In that same connection the author of the epistle to the Hebrews not only speaks of God chastising in His love as a father to His children, but he adds, “Furthermore, we have had fathers of our flesh which corrected us, and we gave them reverence: shall we not much rather be in subjection unto the Father of spirits and live? For they verily for a few days chastened us after their own pleasure; but He for our profit, that we might be partakers of His holiness.” How truly that fits in with the truth of God’s royal priesthood. For in that passage of I Peter 2:9 where Peter speaks of this royal priesthood, he speaks also of their holiness. “But ye are,” so he writes, “a chosen generation, a royal priesthood, an holy nation, a peculiar people . . . .” God’s purpose is to make us partaker’s of His holiness. For that reason He made us to be His royal priesthood. Therefore He chose us from eternity. Therefore He bought us by the blood of His Son. His purpose is our holiness. And that holiness in our children must be our purpose also in ruling them with an iron hand.
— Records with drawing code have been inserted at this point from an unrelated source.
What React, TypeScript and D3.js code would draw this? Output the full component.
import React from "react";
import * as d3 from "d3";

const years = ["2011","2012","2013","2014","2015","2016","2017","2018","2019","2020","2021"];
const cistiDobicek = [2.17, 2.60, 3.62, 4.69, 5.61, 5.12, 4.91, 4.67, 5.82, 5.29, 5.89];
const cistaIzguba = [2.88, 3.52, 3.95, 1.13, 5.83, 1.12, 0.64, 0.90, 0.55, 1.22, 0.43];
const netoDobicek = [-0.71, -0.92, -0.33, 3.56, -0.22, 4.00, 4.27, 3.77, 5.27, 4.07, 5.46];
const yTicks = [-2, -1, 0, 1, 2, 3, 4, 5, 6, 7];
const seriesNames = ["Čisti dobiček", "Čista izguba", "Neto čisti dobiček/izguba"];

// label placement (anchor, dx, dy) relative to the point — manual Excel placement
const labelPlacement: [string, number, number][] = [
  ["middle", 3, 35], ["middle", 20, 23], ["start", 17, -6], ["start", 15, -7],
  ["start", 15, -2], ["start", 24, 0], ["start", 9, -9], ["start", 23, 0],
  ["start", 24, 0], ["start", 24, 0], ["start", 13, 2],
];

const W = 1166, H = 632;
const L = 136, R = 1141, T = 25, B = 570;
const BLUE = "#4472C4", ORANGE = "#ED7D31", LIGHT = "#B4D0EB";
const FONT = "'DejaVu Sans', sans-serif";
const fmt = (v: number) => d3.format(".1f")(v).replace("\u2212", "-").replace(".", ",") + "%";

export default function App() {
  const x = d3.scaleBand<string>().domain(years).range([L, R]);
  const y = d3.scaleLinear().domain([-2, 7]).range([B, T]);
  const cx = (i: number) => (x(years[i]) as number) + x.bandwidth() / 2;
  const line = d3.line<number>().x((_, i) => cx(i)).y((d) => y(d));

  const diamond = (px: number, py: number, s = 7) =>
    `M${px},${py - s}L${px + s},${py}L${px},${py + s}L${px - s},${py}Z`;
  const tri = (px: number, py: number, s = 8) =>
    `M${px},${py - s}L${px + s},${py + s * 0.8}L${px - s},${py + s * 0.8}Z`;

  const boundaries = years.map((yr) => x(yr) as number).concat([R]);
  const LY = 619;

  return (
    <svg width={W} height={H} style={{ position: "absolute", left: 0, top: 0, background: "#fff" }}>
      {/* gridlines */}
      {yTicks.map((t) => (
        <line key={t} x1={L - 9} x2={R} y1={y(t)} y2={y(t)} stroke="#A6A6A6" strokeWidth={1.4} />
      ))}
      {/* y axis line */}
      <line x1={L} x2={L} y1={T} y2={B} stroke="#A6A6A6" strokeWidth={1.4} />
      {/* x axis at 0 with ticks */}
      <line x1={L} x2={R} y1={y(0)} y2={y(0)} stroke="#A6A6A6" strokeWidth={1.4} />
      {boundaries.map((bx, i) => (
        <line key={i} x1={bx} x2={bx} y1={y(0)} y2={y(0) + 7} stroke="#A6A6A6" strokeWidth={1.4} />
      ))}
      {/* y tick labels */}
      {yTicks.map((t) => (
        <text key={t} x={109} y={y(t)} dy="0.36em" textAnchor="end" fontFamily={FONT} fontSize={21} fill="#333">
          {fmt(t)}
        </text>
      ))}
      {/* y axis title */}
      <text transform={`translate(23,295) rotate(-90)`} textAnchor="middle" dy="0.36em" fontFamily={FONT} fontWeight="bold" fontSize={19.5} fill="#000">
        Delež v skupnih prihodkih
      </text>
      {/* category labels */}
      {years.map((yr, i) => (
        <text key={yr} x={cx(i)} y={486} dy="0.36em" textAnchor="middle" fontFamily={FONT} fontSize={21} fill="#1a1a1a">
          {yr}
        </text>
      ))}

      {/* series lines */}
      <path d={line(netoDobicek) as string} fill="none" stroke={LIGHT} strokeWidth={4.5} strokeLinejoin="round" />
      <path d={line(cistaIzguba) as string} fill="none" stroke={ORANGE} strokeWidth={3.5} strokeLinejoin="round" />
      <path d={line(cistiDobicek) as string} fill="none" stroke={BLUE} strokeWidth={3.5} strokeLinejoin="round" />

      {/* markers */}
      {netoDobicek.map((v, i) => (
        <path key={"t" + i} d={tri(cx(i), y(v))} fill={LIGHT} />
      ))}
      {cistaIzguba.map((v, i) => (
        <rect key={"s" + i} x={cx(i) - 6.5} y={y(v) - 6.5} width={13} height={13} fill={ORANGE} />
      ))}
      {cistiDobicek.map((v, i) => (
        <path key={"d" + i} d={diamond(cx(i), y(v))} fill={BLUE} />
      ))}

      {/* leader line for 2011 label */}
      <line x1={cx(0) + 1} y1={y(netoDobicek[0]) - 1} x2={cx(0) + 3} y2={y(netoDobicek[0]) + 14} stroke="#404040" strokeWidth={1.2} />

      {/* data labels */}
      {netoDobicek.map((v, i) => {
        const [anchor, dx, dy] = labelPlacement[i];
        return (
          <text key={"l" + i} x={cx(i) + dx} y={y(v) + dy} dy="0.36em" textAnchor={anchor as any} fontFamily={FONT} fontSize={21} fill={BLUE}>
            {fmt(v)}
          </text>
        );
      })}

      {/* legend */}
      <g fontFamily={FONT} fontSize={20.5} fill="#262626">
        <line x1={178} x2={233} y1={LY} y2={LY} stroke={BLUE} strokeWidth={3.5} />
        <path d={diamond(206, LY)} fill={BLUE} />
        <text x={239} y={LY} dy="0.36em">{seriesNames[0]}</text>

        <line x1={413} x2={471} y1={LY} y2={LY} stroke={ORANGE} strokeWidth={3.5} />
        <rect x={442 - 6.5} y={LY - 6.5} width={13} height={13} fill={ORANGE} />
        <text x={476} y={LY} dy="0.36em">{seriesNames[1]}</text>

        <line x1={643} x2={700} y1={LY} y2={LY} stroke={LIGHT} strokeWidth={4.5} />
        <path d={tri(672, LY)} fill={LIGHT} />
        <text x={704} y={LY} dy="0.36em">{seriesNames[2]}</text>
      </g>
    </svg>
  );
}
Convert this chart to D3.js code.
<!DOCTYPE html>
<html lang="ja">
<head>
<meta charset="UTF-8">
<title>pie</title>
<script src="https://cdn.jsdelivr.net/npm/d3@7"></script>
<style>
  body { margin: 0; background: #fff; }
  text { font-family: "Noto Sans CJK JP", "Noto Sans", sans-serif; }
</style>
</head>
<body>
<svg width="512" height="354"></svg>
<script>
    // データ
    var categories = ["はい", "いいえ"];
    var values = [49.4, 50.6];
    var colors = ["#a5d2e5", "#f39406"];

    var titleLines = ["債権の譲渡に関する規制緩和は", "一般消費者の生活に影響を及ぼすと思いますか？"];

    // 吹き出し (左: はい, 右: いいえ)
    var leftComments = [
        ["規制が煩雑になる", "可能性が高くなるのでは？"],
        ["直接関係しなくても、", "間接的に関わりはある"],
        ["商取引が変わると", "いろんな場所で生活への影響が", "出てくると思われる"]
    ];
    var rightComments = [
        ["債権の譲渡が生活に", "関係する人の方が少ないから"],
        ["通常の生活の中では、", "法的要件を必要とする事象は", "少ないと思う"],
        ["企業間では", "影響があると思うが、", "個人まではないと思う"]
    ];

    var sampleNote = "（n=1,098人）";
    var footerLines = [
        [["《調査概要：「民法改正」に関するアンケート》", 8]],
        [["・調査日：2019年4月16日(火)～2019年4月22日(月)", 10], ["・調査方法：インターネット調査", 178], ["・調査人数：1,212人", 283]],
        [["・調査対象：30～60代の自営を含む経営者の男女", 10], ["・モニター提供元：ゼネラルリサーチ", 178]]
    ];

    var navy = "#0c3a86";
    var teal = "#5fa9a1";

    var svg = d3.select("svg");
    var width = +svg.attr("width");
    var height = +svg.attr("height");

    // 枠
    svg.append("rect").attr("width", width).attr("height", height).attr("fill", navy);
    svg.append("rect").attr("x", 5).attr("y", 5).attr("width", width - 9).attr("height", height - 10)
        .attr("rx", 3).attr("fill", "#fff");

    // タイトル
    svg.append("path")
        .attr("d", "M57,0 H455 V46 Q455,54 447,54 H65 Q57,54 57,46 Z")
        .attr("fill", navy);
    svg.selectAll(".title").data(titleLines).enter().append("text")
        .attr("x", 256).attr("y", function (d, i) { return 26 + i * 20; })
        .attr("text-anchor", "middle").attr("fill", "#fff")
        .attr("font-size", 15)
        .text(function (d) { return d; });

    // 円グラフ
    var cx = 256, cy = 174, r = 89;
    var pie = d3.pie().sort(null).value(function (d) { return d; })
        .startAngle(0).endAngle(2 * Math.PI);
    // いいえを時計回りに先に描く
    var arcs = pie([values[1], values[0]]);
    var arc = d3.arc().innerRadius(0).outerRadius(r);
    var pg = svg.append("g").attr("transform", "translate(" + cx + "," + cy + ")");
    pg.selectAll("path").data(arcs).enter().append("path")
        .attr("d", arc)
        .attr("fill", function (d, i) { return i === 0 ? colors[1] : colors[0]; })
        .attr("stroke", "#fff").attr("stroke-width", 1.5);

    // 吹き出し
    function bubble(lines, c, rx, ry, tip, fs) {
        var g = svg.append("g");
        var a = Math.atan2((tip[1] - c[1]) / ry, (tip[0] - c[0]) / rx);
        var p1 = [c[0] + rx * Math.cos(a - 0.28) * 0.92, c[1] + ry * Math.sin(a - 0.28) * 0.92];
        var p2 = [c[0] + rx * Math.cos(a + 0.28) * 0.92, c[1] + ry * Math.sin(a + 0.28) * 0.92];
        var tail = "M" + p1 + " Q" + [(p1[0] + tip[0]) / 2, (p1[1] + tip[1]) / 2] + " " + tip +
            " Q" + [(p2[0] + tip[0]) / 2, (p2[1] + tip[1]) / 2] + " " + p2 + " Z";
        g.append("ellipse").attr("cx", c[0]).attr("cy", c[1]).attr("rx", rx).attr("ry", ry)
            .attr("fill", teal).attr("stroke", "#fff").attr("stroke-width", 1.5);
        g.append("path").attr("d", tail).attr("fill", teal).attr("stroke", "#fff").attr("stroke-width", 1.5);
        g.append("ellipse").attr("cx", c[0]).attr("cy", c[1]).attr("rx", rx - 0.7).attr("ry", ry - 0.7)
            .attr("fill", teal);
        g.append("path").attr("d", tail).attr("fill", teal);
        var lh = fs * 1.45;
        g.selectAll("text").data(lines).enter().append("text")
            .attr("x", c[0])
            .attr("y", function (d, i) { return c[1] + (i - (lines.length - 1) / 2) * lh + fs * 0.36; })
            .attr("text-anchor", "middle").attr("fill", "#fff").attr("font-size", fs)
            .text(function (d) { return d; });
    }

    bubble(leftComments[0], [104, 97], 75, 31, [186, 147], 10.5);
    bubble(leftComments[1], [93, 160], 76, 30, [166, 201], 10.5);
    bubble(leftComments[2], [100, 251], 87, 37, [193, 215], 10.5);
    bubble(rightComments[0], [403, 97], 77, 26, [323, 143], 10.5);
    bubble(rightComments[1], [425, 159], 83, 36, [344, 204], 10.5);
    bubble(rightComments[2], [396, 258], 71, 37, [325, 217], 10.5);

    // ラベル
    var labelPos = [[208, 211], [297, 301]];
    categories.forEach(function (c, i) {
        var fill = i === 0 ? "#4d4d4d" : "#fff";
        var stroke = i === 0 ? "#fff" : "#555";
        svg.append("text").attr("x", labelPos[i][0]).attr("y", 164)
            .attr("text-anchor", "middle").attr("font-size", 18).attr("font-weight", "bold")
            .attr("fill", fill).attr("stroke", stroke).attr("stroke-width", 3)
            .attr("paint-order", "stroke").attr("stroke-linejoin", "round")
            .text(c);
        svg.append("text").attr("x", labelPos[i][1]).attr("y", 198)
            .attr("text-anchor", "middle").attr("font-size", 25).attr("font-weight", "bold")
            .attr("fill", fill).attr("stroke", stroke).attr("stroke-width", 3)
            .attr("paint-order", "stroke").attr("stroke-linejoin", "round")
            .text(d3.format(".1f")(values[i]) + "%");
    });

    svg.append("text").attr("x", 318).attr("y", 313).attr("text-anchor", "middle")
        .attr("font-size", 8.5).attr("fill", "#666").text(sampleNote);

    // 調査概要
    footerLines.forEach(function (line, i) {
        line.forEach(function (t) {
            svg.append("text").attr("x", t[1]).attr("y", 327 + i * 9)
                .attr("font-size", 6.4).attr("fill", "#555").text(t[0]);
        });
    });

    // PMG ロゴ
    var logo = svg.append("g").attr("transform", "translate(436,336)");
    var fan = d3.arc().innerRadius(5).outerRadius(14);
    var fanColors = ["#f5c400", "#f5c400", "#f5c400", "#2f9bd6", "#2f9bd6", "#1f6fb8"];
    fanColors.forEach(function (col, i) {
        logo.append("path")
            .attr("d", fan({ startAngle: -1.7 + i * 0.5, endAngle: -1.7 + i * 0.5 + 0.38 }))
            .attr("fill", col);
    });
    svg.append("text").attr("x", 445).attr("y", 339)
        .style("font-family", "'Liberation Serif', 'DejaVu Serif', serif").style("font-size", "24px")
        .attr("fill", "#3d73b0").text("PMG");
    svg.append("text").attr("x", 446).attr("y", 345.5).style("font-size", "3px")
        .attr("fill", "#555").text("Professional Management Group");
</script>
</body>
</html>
Indeed, we said with aniron hand. Holiness is not something relative. Holiness is complete separation from sin. And that means that not one single sin in the lives of our children may we condone. For none of them may we seek an excuse and say, O well, they are only children. They were children who called Elisha a bald head and commanded him to go up. But with them God was wroth, and He sent two she-bears to slay forty and two of them. If we are dedicated unto this God as His priests, we will always be concerned with His glory. And then we will in love rule our kingdom with an iron hand. It must be love to God, or else we are not HIS royal priesthood. Fleshly love serves the flesh. Only when our fleshly, parental love is sanctified by God’s Spirit will we rule our kingdom in that way which is a foretaste of the rule we will have in the new creation.